It’s easy to get trapped in New York City. Everything you need is here, that is part of the Big Apple allure. One day you wake up and realize you haven’t been outside the five mile radius in six months. NYC and you, you’ve become that couple, the one who spends every moment together. You need time apart, you know it’ll be good for you. But it’s not easy to pry yourself away from a love like New York, you need to be up for the challenge.
One sunny Sunday morning, three city girls woke up and decided they were up for the challenge. They put on sunscreen (no other make-up), threw on t-shirts and sneakers (outfits usually confined to the gym), packed their backpacks (a bag so functional it’s not even considered an accessory) with bottled water and snacks, and raced to Grand Central Station. After sprinting through the terminal with barely enough time to buy train tickets and coffee (both given the same priority), they boarded the 10:07 AM train with not a minute to spare. They settled into the cushioned seats of Metro North and spent the next hour watching the scenery change. The apartment towers of East Harlem fading into the manicured lawns of Westchester followed by the Hudson River landscapes of Putnam County.

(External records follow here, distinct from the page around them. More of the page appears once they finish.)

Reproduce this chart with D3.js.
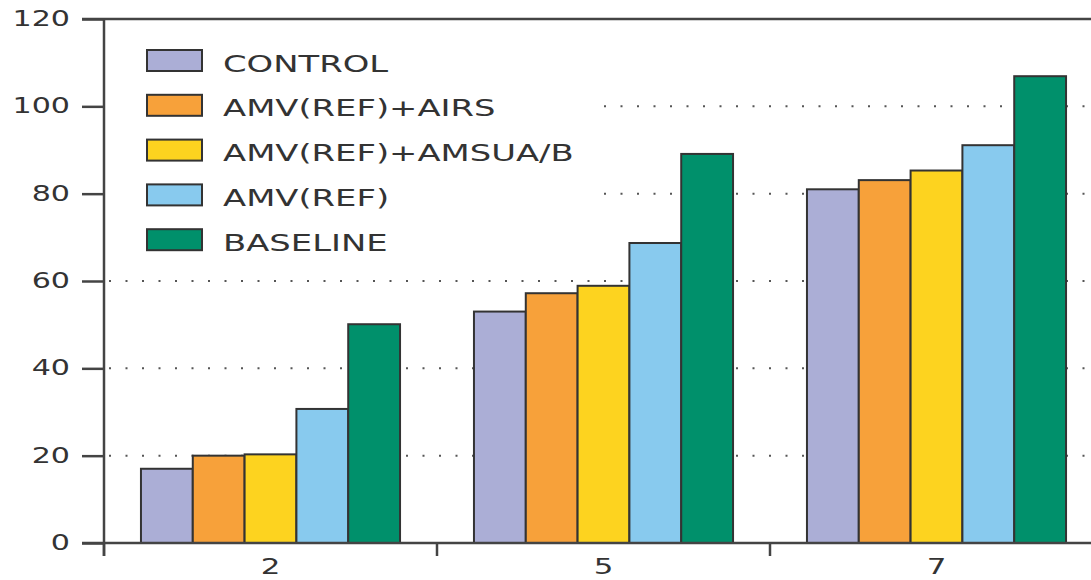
<!DOCTYPE html>
<html><head><meta charset="utf-8">
<script src="https://cdn.jsdelivr.net/npm/d3@7"></script>
<style>body{margin:0;background:#fff}svg{display:block}text{font-family:"DejaVu Sans",sans-serif;fill:#333}</style>
</head><body><svg id="c" width="1091" height="580"></svg>
<script>
const categories = ["2", "5", "7"];
const seriesNames = ["CONTROL", "AMV(REF)+AIRS", "AMV(REF)+AMSUA/B", "AMV(REF)", "BASELINE"];
const control = [17, 53, 81];
const amvAirs = [20, 57.2, 83.1];
const amvAmsu = [20.3, 58.9, 85.3];
const amvRef = [30.7, 68.7, 91.1];
const baseline = [50.1, 89.1, 106.9];
const yTicks = [0, 20, 40, 60, 80, 100, 120];
const gridValues = [20, 40, 60, 80, 100];
const colors = ["#abaed6", "#f7a13a", "#fdd31f", "#88caee", "#00906b"];

const series = [control, amvAirs, amvAmsu, amvRef, baseline];
const svg = d3.select("#c");
const W = 1091;
const axisColor = "#444";

const x = d3.scaleBand().domain(categories).range([104, 1103]).paddingInner(0.222).paddingOuter(0.111);
const xs = d3.scaleBand().domain(seriesNames).range([0, x.bandwidth()]);
const y = d3.scaleLinear().domain([0, 120]).range([543, 19]);

// gridlines
svg.append("g").selectAll("line").data(gridValues).join("line")
  .attr("x1", 109).attr("x2", W).attr("y1", d => y(d)).attr("y2", d => y(d))
  .attr("stroke", "#555").attr("stroke-width", 2).attr("stroke-dasharray", "2 14.5");

// legend background (covers gridlines)
svg.append("rect").attr("x", 106).attr("y", 30).attr("width", 492).attr("height", 232).attr("fill", "#fff");

// bars
const groups = svg.append("g").selectAll("g").data(categories).join("g")
  .attr("transform", d => `translate(${x(d)},0)`);
groups.selectAll("rect").data((d, i) => seriesNames.map((s, j) => ({s, j, v: series[j][i]}))).join("rect")
  .attr("x", d => xs(d.s)).attr("width", xs.bandwidth())
  .attr("y", d => y(d.v)).attr("height", d => y(0) - y(d.v))
  .attr("fill", d => colors[d.j]).attr("stroke", "#333").attr("stroke-width", 2);

// y axis
const ya = svg.append("g").attr("transform", "translate(104,0)")
  .call(d3.axisLeft(y).tickValues(yTicks).tickSize(22).tickPadding(12));
ya.select(".domain").remove();
ya.selectAll("line").attr("stroke", axisColor).attr("stroke-width", 2.5);
ya.selectAll("text").attr("font-size", 20.5).attr("font-family", "DejaVu Sans").attr("fill", "#333");

// x axis labels
const xa = svg.append("g").attr("transform", `translate(0,${y(0)})`)
  .call(d3.axisBottom(x).tickSize(0).tickPadding(16));
xa.select(".domain").remove();
xa.selectAll("text").attr("font-size", 21).attr("font-family", "DejaVu Sans").attr("fill", "#333");

// frame lines
svg.append("line").attr("x1", 104).attr("x2", 104).attr("y1", y(120)).attr("y2", y(0) + 13)
  .attr("stroke", axisColor).attr("stroke-width", 2.5);
svg.append("line").attr("x1", 82).attr("x2", W).attr("y1", y(0)).attr("y2", y(0))
  .attr("stroke", axisColor).attr("stroke-width", 2.5);
svg.append("line").attr("x1", 82).attr("x2", W).attr("y1", y(120)).attr("y2", y(120))
  .attr("stroke", axisColor).attr("stroke-width", 2.5);
// x boundary ticks
svg.append("g").selectAll("line").data(d3.range(categories.length)).join("line")
  .attr("x1", i => x.range()[0] + i * x.step()).attr("x2", i => x.range()[0] + i * x.step())
  .attr("y1", y(0)).attr("y2", y(0) + 13)
  .attr("stroke", axisColor).attr("stroke-width", 2.5);

// legend
const lg = svg.append("g").selectAll("g").data(seriesNames).join("g")
  .attr("transform", (d, i) => `translate(147,${50 + i * 44.8})`);
lg.append("rect").attr("width", 55).attr("height", 21)
  .attr("fill", (d, i) => colors[i]).attr("stroke", "#333").attr("stroke-width", 2);
lg.append("text").attr("x", 76).attr("y", 10.5).attr("dy", "0.48em")
  .attr("font-size", 23).text(d => d);

// horizontal stretch of all text to match reference lettering
svg.selectAll("text").each(function() {
  const L = this.getComputedTextLength();
  d3.select(this).attr("textLength", L * 1.47).attr("lengthAdjust", "spacingAndGlyphs");
});
</script></body></html>
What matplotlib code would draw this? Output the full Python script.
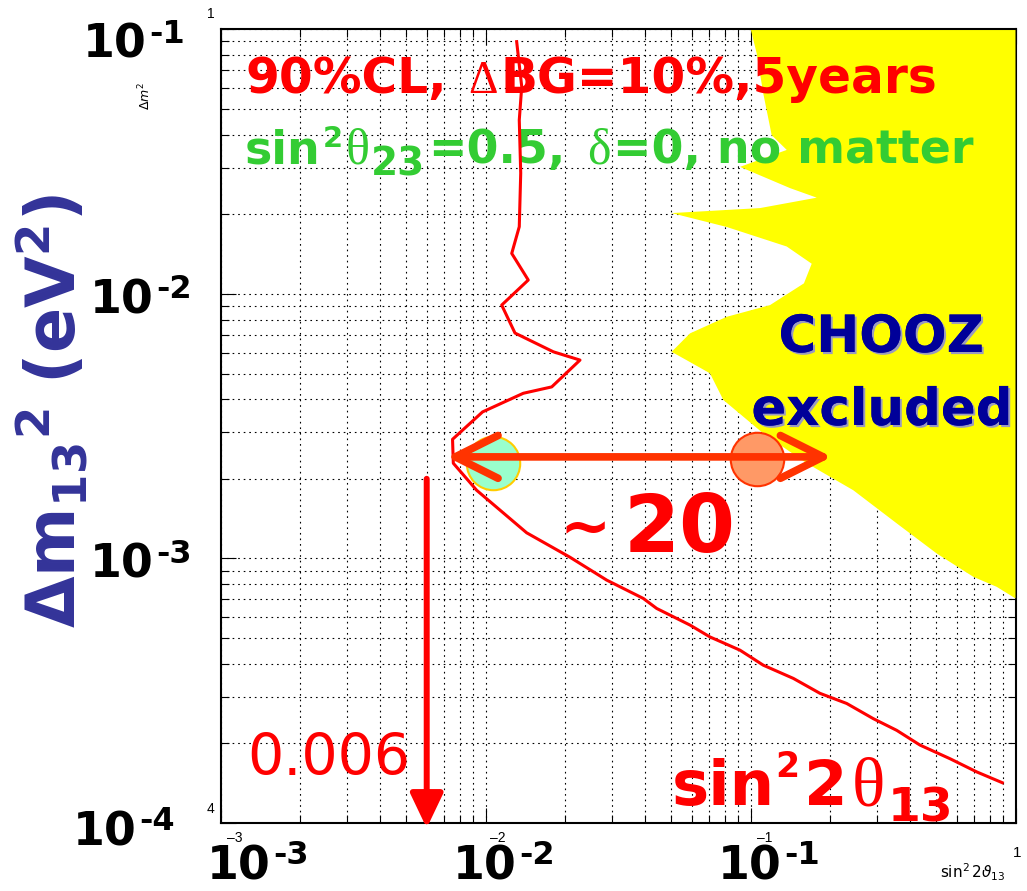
import matplotlib
matplotlib.use("Agg")
import matplotlib.pyplot as plt
import matplotlib.patheffects as pe
from matplotlib.transforms import IdentityTransform

plt.rcParams['mathtext.fontset'] = 'dejavusans'

# 90% CL sensitivity contour (sin^2 2theta13, dm^2_13 in eV^2)
sens_x = [0.01311, 0.01370, 0.01341, 0.01358, 0.01341, 0.01256, 0.01450, 0.01151, 0.01292,
          0.01803, 0.02273, 0.01778, 0.01389, 0.00975, 0.00751, 0.00756, 0.00926, 0.01430,
          0.02085, 0.02867, 0.03940, 0.04426, 0.0591, 0.0703, 0.0913, 0.1117, 0.1451,
          0.1830, 0.2307, 0.2906, 0.3562, 0.4362, 0.5659, 0.7140, 0.8917]
sens_y = [0.0898, 0.0607, 0.0454, 0.0286, 0.01794, 0.01422, 0.01128, 0.00907, 0.00711,
          0.00604, 0.00562, 0.00445, 0.00421, 0.00358, 0.00282, 0.00229, 0.00181, 0.00125,
          0.00101, 0.000828, 0.000706, 0.000647, 0.000560, 0.000505, 0.000450, 0.000395, 0.000352,
          0.000309, 0.000283, 0.000248, 0.000224, 0.000197, 0.000175, 0.000156, 0.000142]

# CHOOZ excluded region boundary
chooz_x = [0.1002, 0.1055, 0.1117, 0.1202, 0.1370, 0.0913, 0.1410, 0.1778, 0.1086, 0.0504,
           0.0813, 0.1370, 0.1702, 0.1591, 0.1185, 0.0813, 0.0591, 0.0504, 0.0703, 0.0790,
           0.1117, 0.1630, 0.2443, 0.3562, 0.5042, 0.6933, 0.8494, 1.0, 1.0]
chooz_y = [0.1, 0.0812, 0.0573, 0.0398, 0.0350, 0.0302, 0.0251, 0.0231, 0.0211, 0.0202,
           0.0179, 0.0151, 0.0130, 0.01096, 0.00907, 0.00819, 0.00709, 0.00604, 0.00501, 0.00397,
           0.00297, 0.00229, 0.00181, 0.001357, 0.001044, 0.000852, 0.000781, 0.000706, 0.1]

# markers at the reach of this experiment and of CHOOZ
reach_x = [0.0107, 0.1055]
reach_y = [0.00229, 0.00237]
span_x = [0.00714, 0.2025]
span_y = 0.00242
limit_x = 0.006
limit_y = [0.0020, 0.0000956]

# hand-placed decade labels (exponent, x, baseline) in pixels
ylabels = [("-1", 83, 58), ("-2", 90, 313), ("-3", 90, 578), ("-4", 73, 845)]
xlabels = [("-3", 207, 879), ("-2", 453, 879), ("-1", 718, 879)]

W, H = 1027, 891
SB = 'DejaVu Sans'
SERIF = 'Liberation Serif'
RED = '#ff0000'
GREEN = '#33cc33'

fig = plt.figure(figsize=(W / 100, H / 100), dpi=100)
ax = fig.add_axes([220.5 / W, 1 - 823 / H, 795 / W, (823 - 29.3) / H])
ax.set_xscale('log')
ax.set_yscale('log')
ax.set_xlim(1e-3, 1)
ax.set_ylim(1e-4, 1e-1)

ax.set_axisbelow(True)
ax.grid(True, which='both', color='black', linestyle=(0, (1.5, 3.5)), linewidth=0.8)
ax.tick_params(which='both', direction='in', top=True, right=True,
               labelbottom=False, labelleft=False, width=0.8, color='black')
ax.tick_params(which='major', length=11)
ax.tick_params(which='minor', length=5.5)
for s in ax.spines.values():
    s.set_linewidth(1.5)
ax.spines['right'].set_zorder(1.9)

ax.fill(chooz_x, chooz_y, color='#ffff00', lw=0, zorder=2)
ax.plot(sens_x, sens_y, color=RED, lw=2.2, zorder=4)

ax.scatter(reach_x[:1], reach_y[:1], s=1480, c='#99ffcc', edgecolors='#ffcc00', linewidths=1.5, zorder=5)
ax.scatter(reach_x[1:], reach_y[1:], s=1480, c='#ff9966', edgecolors='#ff3300', linewidths=1.5, zorder=5)

ax.annotate('', xy=(span_x[1], span_y), xytext=(span_x[0], span_y),
            arrowprops=dict(arrowstyle='<->,head_length=2.2,head_width=1.1', mutation_scale=14,
                            lw=5.5, color='#ff3300', capstyle='round', joinstyle='round',
                            shrinkA=0, shrinkB=0), zorder=6)
ax.annotate('', xy=(limit_x, limit_y[1]), xytext=(limit_x, limit_y[0]),
            arrowprops=dict(arrowstyle='-|>,head_length=1.05,head_width=0.5', mutation_scale=20,
                            lw=4.3, color=RED, shrinkA=0, shrinkB=0),
            annotation_clip=False, zorder=6)

renderer = fig.canvas.get_renderer()


def put(x, y, s, **kw):
    # x, y in pixels from the top-left corner
    kw.setdefault('va', 'baseline')
    kw.setdefault('zorder', 3)
    return ax.text(x, H - y, s, transform=IdentityTransform(), clip_on=False, **kw)


def run(x, y, pieces, color):
    for s, size, family, weight, rise, gap in pieces:
        t = put(x + gap, y - rise, s, fontsize=size, family=family, weight=weight, color=color)
        x = t.get_window_extent(renderer).x1


run(246, 93, [("90%CL,", 35, SB, 'bold', 0, 0),
              ("Δ", 33, SERIF, 'normal', 0, 21),
              ("BG=10%,5years", 35, SB, 'bold', 0, 2)], RED)
run(245, 163, [("sin", 33, SB, 'bold', 0, 0),
               ("2", 21, SB, 'bold', 16, 2),
               ("θ", 36, SERIF, 'normal', 0, 3),
               ("23", 28, SB, 'bold', -12, 1),
               ("=0.5,", 33, SB, 'bold', 0, 3),
               ("δ", 36, SERIF, 'normal', 0, 22),
               ("=0, no matter", 33, SB, 'bold', 0, 2)], GREEN)
run(672, 805, [("sin", 45, SB, 'bold', 0, 0),
               ("2", 25, SB, 'bold', 28, 0),
               ("2", 45, SB, 'bold', 0, 5),
               ("θ", 50, SERIF, 'normal', 0, 4),
               ("13", 34, SB, 'bold', -16, 3)], RED)
run(560, 552, [("~", 44, SB, 'bold', 5, 0),
               ("20", 58, SB, 'bold', 0, 12)], RED)
put(247, 775, "0.006", fontsize=41, family=SB, color=RED)

shadow = [pe.withSimplePatchShadow(offset=(1.5, -1.5), shadow_rgbFace='#9a9abf', alpha=1.0), pe.Normal()]
put(881, 352, "CHOOZ", fontsize=37, family=SB, weight='bold', color='#000099', ha='center',
    path_effects=shadow)
put(882, 425, "excluded", fontsize=37, family=SB, weight='bold', color='#000099', ha='center',
    path_effects=shadow)

# axis labels
put(52, 411, r"$\mathbf{\Delta m_{13}{}^{2}\ (eV^{2})}$", fontsize=48, color='#333399',
    rotation=90, ha='center', va='center')
for lab, x, y in ylabels + xlabels:
    run(x, y, [("10", 33, SB, 'bold', 0, 0),
               (lab, 23, SB, 'bold', 15, 2)], 'black')

# small frame labels
small = dict(family='Liberation Sans', color='black')
put(207, 18, "1", fontsize=10, **small)
put(207, 813, "4", fontsize=10, **small)
put(145, 96, r"$\Delta m^{2}$", fontsize=9, rotation=90, ha='center', va='center', **small)
put(227, 831, "\u20133", fontsize=10, va='top', **small)
put(490, 831, "\u20132", fontsize=10, va='top', **small)
put(757, 831, "\u20131", fontsize=10, va='top', **small)
put(1013, 857, "1", fontsize=11, **small)
put(940, 878, r"$\sin^{2}2\vartheta_{13}$", fontsize=11, **small)

fig.savefig("out.png", dpi=100)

A pleasant seventy minute train ride and the conductor is announcing their destination station. The town of Cold Springs: a small riverside town surrounded by considerable hills with a copious number of hiking trails all accessible from public transportation. They exit the train and survey the unfamiliar surroundings. Standing on the town’s main street, they can see a smattering of antique shops and cafes. No taxis, not a Starbucks or bodega in sight.
They decide to buy sandwiches and fruit, a picnic for the hike. An ancient deli presented itself, its painted sign woefully faded, the Hostess products on the counter giving the distinct impression they’d sat there unsold for months. The homely woman behind the counter is confused by their requests for whole wheat toast and no mayonnaise. She only has white or multi-grain bread. “Multi-grain is fine,” they say, rolling their eyes. They leave the shop, sandwiches in hand, disappointed the price was no cheaper than that of sandwiches in the city. “And they didn’t even have avocado!”
It is a land of large houses, yards, elaborate gardens, and supermarkets with parking lots. All-American fixtures, but strange to eyes accustomed to skyscrapers and shoebox apartments.
They turned around a corner, started down a path, and the next moment they are surrounded by thick woods. No other people in sight, no signs of civilization, apart from the occasional yellow trail marker. They sally forth, dappled by sunlight shining through the trees.
As they hike, they remember stories from summer camp, share plans for the summer, and check GPS from an iPhone that still has service. They befriend a toad, pose for pictures, and dish about the various men in their lives. The exclamations of “this was such a good idea”, “we should get out of the city more often”, and “it’s such a perfect day” are numerous.
They hike for several hours, stopping to eat their sandwiches (“not bad”), to admire views, and bemoan the blueberry bushes that are not yet baring fruit. They all agree this is the best exercise they could hope for and a fantastic way to spend a Sunday. “Let’s promise we will do this more often,” they vow.
They stand at a vista point. “This is higher than the Empire State Build. Breathtaking.”
The hike ends with a long stint down hill and some unsure footing. The woods ends abruptly, cut off by the highway that leads back to the town. For ten minutes they walk on the shoulder of the road, no sidewalks in these parts, passed only by the occasional car.
That hike would earn anyone an ice cream, but as city girls they opt for frozen yogurt covered in blackberries and chopped mango. The next train departs in 30 minutes: the perfect amount of time to stroll down to the river and to finish their frosty treats.
They sit by the water in the early evening and wonder if they’ll ever move to the suburbs. The thought isn’t exactly appealing, but in a future with a family- who knows? What they do know, right in that moment, is that as much as they love New York City, they love leaving New York City too.